# Stated task:
Set down all of the data exactly as it appears.
##### Data provided
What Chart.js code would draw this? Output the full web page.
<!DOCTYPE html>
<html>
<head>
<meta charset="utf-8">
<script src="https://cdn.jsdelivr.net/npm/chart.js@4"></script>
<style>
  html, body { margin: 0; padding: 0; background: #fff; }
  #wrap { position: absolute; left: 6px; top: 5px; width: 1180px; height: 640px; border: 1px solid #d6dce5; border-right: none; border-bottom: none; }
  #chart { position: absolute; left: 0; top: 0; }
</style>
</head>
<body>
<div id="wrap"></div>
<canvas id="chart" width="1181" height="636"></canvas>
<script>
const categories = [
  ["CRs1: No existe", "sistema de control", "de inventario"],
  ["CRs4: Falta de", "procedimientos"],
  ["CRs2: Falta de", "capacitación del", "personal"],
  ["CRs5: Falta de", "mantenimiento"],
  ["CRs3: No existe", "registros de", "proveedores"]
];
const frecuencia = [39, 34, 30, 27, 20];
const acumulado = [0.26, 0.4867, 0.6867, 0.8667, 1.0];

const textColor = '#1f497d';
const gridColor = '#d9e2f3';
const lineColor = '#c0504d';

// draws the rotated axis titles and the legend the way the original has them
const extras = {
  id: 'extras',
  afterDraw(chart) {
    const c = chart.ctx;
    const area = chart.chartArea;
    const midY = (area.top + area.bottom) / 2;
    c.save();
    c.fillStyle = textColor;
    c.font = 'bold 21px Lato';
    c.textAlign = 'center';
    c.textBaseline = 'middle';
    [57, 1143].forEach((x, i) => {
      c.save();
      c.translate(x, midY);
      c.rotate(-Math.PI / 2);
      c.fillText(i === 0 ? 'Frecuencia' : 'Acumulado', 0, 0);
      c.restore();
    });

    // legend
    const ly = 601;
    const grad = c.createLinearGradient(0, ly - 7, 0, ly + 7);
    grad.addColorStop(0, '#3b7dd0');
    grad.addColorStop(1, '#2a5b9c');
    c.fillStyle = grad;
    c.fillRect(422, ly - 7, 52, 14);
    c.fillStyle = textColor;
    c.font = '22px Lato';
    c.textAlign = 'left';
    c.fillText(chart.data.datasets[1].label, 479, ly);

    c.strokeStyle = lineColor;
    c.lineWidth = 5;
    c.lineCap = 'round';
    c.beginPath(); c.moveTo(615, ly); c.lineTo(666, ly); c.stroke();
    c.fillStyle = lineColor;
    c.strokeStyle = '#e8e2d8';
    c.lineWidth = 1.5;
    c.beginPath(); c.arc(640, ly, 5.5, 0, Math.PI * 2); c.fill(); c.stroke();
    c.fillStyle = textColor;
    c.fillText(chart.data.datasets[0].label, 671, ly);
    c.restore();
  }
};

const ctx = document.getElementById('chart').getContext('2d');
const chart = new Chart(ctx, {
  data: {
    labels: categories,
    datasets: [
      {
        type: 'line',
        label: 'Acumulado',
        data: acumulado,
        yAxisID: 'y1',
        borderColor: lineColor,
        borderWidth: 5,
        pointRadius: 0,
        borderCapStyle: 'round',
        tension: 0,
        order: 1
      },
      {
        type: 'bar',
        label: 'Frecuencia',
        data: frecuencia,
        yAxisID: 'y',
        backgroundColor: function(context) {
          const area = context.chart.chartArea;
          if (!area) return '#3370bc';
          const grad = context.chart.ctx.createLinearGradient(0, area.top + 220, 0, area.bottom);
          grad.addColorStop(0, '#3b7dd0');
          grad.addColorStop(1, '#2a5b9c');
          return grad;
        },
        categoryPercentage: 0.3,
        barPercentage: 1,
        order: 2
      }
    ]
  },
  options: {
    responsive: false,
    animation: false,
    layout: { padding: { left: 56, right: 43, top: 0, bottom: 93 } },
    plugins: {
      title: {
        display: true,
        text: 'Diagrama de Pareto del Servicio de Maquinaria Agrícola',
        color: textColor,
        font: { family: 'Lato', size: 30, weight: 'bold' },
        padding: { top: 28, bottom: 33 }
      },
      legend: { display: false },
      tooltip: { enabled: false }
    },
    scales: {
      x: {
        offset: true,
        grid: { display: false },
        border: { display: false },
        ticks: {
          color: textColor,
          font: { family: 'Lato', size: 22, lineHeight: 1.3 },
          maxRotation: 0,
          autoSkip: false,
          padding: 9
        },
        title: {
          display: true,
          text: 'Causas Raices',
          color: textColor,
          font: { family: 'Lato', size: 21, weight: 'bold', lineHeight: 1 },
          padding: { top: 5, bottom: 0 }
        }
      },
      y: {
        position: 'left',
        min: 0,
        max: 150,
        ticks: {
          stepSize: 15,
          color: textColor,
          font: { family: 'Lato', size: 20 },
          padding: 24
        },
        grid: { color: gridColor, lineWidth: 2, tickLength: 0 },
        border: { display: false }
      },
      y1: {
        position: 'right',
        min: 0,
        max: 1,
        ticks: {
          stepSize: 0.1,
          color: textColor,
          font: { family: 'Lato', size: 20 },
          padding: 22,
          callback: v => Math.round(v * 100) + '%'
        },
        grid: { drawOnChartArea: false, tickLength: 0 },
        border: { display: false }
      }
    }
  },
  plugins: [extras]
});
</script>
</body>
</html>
##########
# Written answer:
What Chart.js code would draw this? Output the full web page.
<!DOCTYPE html>
<html>
<head>
<meta charset="utf-8">
<script src="https://cdn.jsdelivr.net/npm/chart.js@4"></script>
<style>
  html, body { margin: 0; padding: 0; background: #fff; }
  #wrap { position: absolute; left: 6px; top: 5px; width: 1180px; height: 640px; border: 1px solid #d6dce5; border-right: none; border-bottom: none; }
  #chart { position: absolute; left: 0; top: 0; }
</style>
</head>
<body>
<div id="wrap"></div>
<canvas id="chart" width="1181" height="636"></canvas>
<script>
const categories = [
  ["CRs1: No existe", "sistema de control", "de inventario"],
  ["CRs4: Falta de", "procedimientos"],
  ["CRs2: Falta de", "capacitación del", "personal"],
  ["CRs5: Falta de", "mantenimiento"],
  ["CRs3: No existe", "registros de", "proveedores"]
];
const frecuencia = [39, 34, 30, 27, 20];
const acumulado = [0.26, 0.4867, 0.6867, 0.8667, 1.0];

const textColor = '#1f497d';
const gridColor = '#d9e2f3';
const lineColor = '#c0504d';

// draws the rotated axis titles and the legend the way the original has them
const extras = {
  id: 'extras',
  afterDraw(chart) {
    const c = chart.ctx;
    const area = chart.chartArea;
    const midY = (area.top + area.bottom) / 2;
    c.save();
    c.fillStyle = textColor;
    c.font = 'bold 21px Lato';
    c.textAlign = 'center';
    c.textBaseline = 'middle';
    [57, 1143].forEach((x, i) => {
      c.save();
      c.translate(x, midY);
      c.rotate(-Math.PI / 2);
      c.fillText(i === 0 ? 'Frecuencia' : 'Acumulado', 0, 0);
      c.restore();
    });

    // legend
    const ly = 601;
    const grad = c.createLinearGradient(0, ly - 7, 0, ly + 7);
    grad.addColorStop(0, '#3b7dd0');
    grad.addColorStop(1, '#2a5b9c');
    c.fillStyle = grad;
    c.fillRect(422, ly - 7, 52, 14);
    c.fillStyle = textColor;
    c.font = '22px Lato';
    c.textAlign = 'left';
    c.fillText(chart.data.datasets[1].label, 479, ly);

    c.strokeStyle = lineColor;
    c.lineWidth = 5;
    c.lineCap = 'round';
    c.beginPath(); c.moveTo(615, ly); c.lineTo(666, ly); c.stroke();
    c.fillStyle = lineColor;
    c.strokeStyle = '#e8e2d8';
    c.lineWidth = 1.5;
    c.beginPath(); c.arc(640, ly, 5.5, 0, Math.PI * 2); c.fill(); c.stroke();
    c.fillStyle = textColor;
    c.fillText(chart.data.datasets[0].label, 671, ly);
    c.restore();
  }
};

const ctx = document.getElementById('chart').getContext('2d');
const chart = new Chart(ctx, {
  data: {
    labels: categories,
    datasets: [
      {
        type: 'line',
        label: 'Acumulado',
        data: acumulado,
        yAxisID: 'y1',
        borderColor: lineColor,
        borderWidth: 5,
        pointRadius: 0,
        borderCapStyle: 'round',
        tension: 0,
        order: 1
      },
      {
        type: 'bar',
        label: 'Frecuencia',
        data: frecuencia,
        yAxisID: 'y',
        backgroundColor: function(context) {
          const area = context.chart.chartArea;
          if (!area) return '#3370bc';
          const grad = context.chart.ctx.createLinearGradient(0, area.top + 220, 0, area.bottom);
          grad.addColorStop(0, '#3b7dd0');
          grad.addColorStop(1, '#2a5b9c');
          return grad;
        },
        categoryPercentage: 0.3,
        barPercentage: 1,
        order: 2
      }
    ]
  },
  options: {
    responsive: false,
    animation: false,
    layout: { padding: { left: 56, right: 43, top: 0, bottom: 93 } },
    plugins: {
      title: {
        display: true,
        text: 'Diagrama de Pareto del Servicio de Maquinaria Agrícola',
        color: textColor,
        font: { family: 'Lato', size: 30, weight: 'bold' },
        padding: { top: 28, bottom: 33 }
      },
      legend: { display: false },
      tooltip: { enabled: false }
    },
    scales: {
      x: {
        offset: true,
        grid: { display: false },
        border: { display: false },
        ticks: {
          color: textColor,
          font: { family: 'Lato', size: 22, lineHeight: 1.3 },
          maxRotation: 0,
          autoSkip: false,
          padding: 9
        },
        title: {
          display: true,
          text: 'Causas Raices',
          color: textColor,
          font: { family: 'Lato', size: 21, weight: 'bold', lineHeight: 1 },
          padding: { top: 5, bottom: 0 }
        }
      },
      y: {
        position: 'left',
        min: 0,
        max: 150,
        ticks: {
          stepSize: 15,
          color: textColor,
          font: { family: 'Lato', size: 20 },
          padding: 24
        },
        grid: { color: gridColor, lineWidth: 2, tickLength: 0 },
        border: { display: false }
      },
      y1: {
        position: 'right',
        min: 0,
        max: 1,
        ticks: {
          stepSize: 0.1,
          color: textColor,
          font: { family: 'Lato', size: 20 },
          padding: 22,
          callback: v => Math.round(v * 100) + '%'
        },
        grid: { drawOnChartArea: false, tickLength: 0 },
        border: { display: false }
      }
    }
  },
  plugins: [extras]
});
</script>
</body>
</html>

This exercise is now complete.